- DATA EXTRACT
↓↓↓

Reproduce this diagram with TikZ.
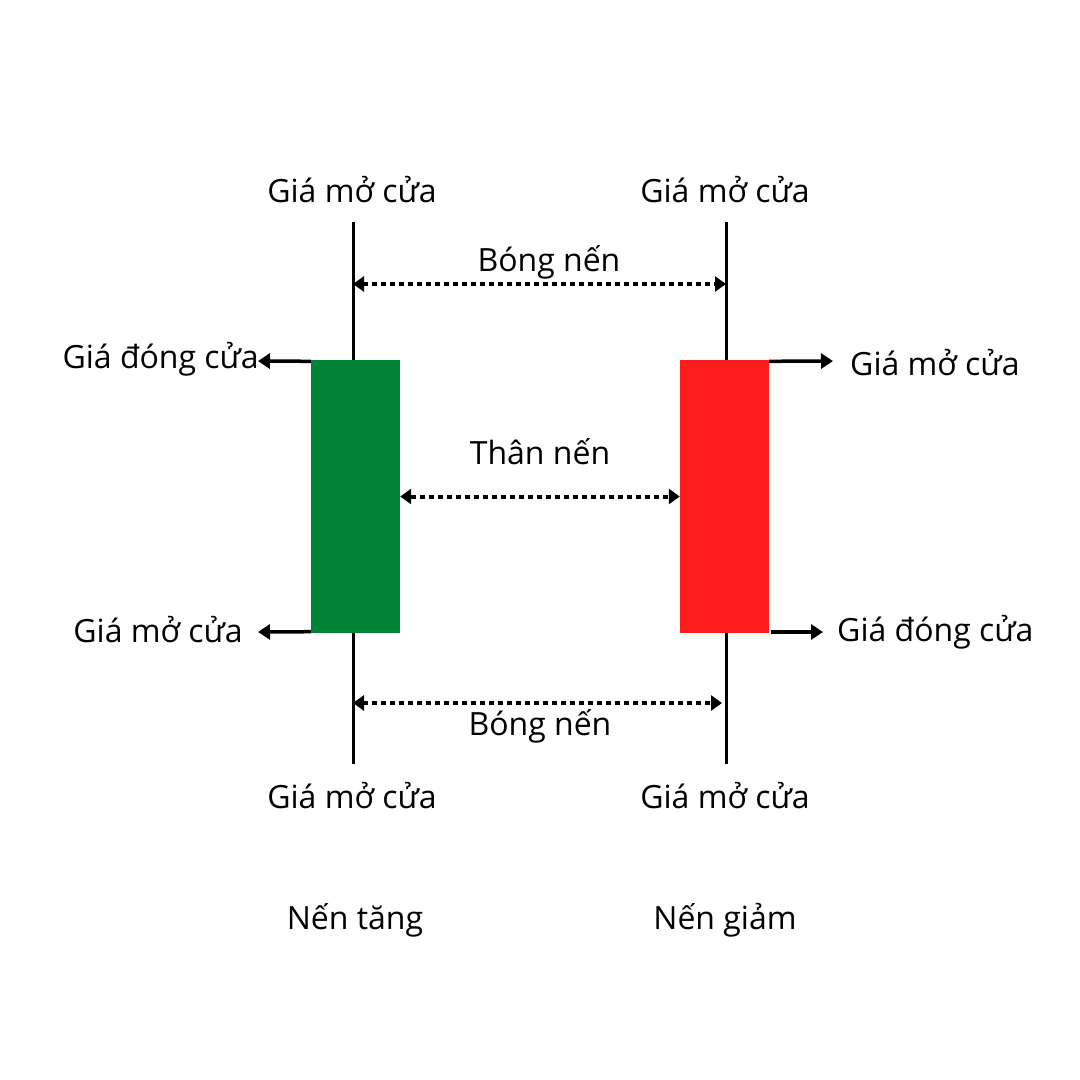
\documentclass[tikz,border=0pt]{standalone}
\usepackage{fontspec}
\setmainfont{Open Sans}
\usetikzlibrary{arrows.meta}
\definecolor{upgreen}{HTML}{008236}
\definecolor{downred}{HTML}{FF1C1C}
\tikzset{
  lbl/.style={font=\fontsize{32}{38}\selectfont, inner sep=0pt, text=black},
  wick/.style={line width=3pt, black},
  ptr/.style={line width=3.5pt, -{Triangle[length=12pt,width=15pt]}},
  span/.style={line width=4pt, dash pattern=on 5pt off 4pt, {Triangle[length=11pt,width=15pt]}-{Triangle[length=11pt,width=15pt]}},
  body/.style={inner sep=0pt, minimum width=89pt, minimum height=273pt, draw=none}
}
\begin{document}
\begin{tikzpicture}[x=1pt,y=-1pt]
\useasboundingbox[fill=white] (0,0) rectangle (1080,1080);
% wicks
\coordinate (lt) at (353,222); \coordinate (lb) at (353,764);
\coordinate (rt) at (726,222); \coordinate (rb) at (726,764);
\draw[wick] (lt) -- (lb);
\draw[wick] (rt) -- (rb);
% bodies
\node[body, fill=upgreen] (green) at (355.5,496.5) {};
\node[body, fill=downred] (red) at (724.5,496.5) {};
% top / bottom labels
\node[lbl] (lt1) at (352,190) {Giá mở cửa};
\node[lbl] (rt1) at (725,190) {Giá mở cửa};
\node[lbl] (lb1) at (352,796) {Giá mở cửa};
\node[lbl] (rb1) at (725,796) {Giá mở cửa};
\node[lbl] (up) at (355,920) {Nến tăng};
\node[lbl] (down) at (725,920) {Nến giảm};
% side labels
\node[lbl, anchor=east] (lclose) at (259,359) {Giá đóng cửa};
\node[lbl, anchor=east] (lopen) at (243,630) {Giá mở cửa};
\node[lbl, anchor=west] (ropen) at (850,363) {Giá mở cửa};
\node[lbl, anchor=west] (rclose) at (837,632) {Giá đóng cửa};
% side pointers
\coordinate (a1) at (258,361); \coordinate (a2) at (258,632);
\coordinate (a3) at (833,361); \coordinate (a4) at (823,632);
\draw[ptr] (green.north west) ++(0,1.5) -- (a1);
\draw[ptr] (green.south west) ++(0,-1.5) -- (a2);
\draw[ptr] (red.north east) ++(0,1.5) -- (a3);
\draw[ptr] (771,632) -- (a4);
% spans
\node[lbl] (shadowtop) at (549,262) {Bóng nến};
\node[lbl] (bodylbl) at (540,452) {Thân nến};
\node[lbl] (shadowbot) at (540,726) {Bóng nến};
\coordinate (s1a) at (353,284); \coordinate (s1b) at (726,284);
\coordinate (s3a) at (353,703); \coordinate (s3b) at (722,703);
\draw[span] (s1a) -- (s1b);
\draw[span] (green.east) -- (red.west);
\draw[span] (s3a) -- (s3b);
\end{tikzpicture}
\end{document}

↑↑↑

Reproduce the data verbatim. Do not carry any picture into the copy.

- CORRECT OUTPUT
Reproduce this diagram with TikZ.
\documentclass[tikz,border=0pt]{standalone}
\usepackage{fontspec}
\setmainfont{Open Sans}
\usetikzlibrary{arrows.meta}
\definecolor{upgreen}{HTML}{008236}
\definecolor{downred}{HTML}{FF1C1C}
\tikzset{
  lbl/.style={font=\fontsize{32}{38}\selectfont, inner sep=0pt, text=black},
  wick/.style={line width=3pt, black},
  ptr/.style={line width=3.5pt, -{Triangle[length=12pt,width=15pt]}},
  span/.style={line width=4pt, dash pattern=on 5pt off 4pt, {Triangle[length=11pt,width=15pt]}-{Triangle[length=11pt,width=15pt]}},
  body/.style={inner sep=0pt, minimum width=89pt, minimum height=273pt, draw=none}
}
\begin{document}
\begin{tikzpicture}[x=1pt,y=-1pt]
\useasboundingbox[fill=white] (0,0) rectangle (1080,1080);
% wicks
\coordinate (lt) at (353,222); \coordinate (lb) at (353,764);
\coordinate (rt) at (726,222); \coordinate (rb) at (726,764);
\draw[wick] (lt) -- (lb);
\draw[wick] (rt) -- (rb);
% bodies
\node[body, fill=upgreen] (green) at (355.5,496.5) {};
\node[body, fill=downred] (red) at (724.5,496.5) {};
% top / bottom labels
\node[lbl] (lt1) at (352,190) {Giá mở cửa};
\node[lbl] (rt1) at (725,190) {Giá mở cửa};
\node[lbl] (lb1) at (352,796) {Giá mở cửa};
\node[lbl] (rb1) at (725,796) {Giá mở cửa};
\node[lbl] (up) at (355,920) {Nến tăng};
\node[lbl] (down) at (725,920) {Nến giảm};
% side labels
\node[lbl, anchor=east] (lclose) at (259,359) {Giá đóng cửa};
\node[lbl, anchor=east] (lopen) at (243,630) {Giá mở cửa};
\node[lbl, anchor=west] (ropen) at (850,363) {Giá mở cửa};
\node[lbl, anchor=west] (rclose) at (837,632) {Giá đóng cửa};
% side pointers
\coordinate (a1) at (258,361); \coordinate (a2) at (258,632);
\coordinate (a3) at (833,361); \coordinate (a4) at (823,632);
\draw[ptr] (green.north west) ++(0,1.5) -- (a1);
\draw[ptr] (green.south west) ++(0,-1.5) -- (a2);
\draw[ptr] (red.north east) ++(0,1.5) -- (a3);
\draw[ptr] (771,632) -- (a4);
% spans
\node[lbl] (shadowtop) at (549,262) {Bóng nến};
\node[lbl] (bodylbl) at (540,452) {Thân nến};
\node[lbl] (shadowbot) at (540,726) {Bóng nến};
\coordinate (s1a) at (353,284); \coordinate (s1b) at (726,284);
\coordinate (s3a) at (353,703); \coordinate (s3b) at (722,703);
\draw[span] (s1a) -- (s1b);
\draw[span] (green.east) -- (red.west);
\draw[span] (s3a) -- (s3b);
\end{tikzpicture}
\end{document}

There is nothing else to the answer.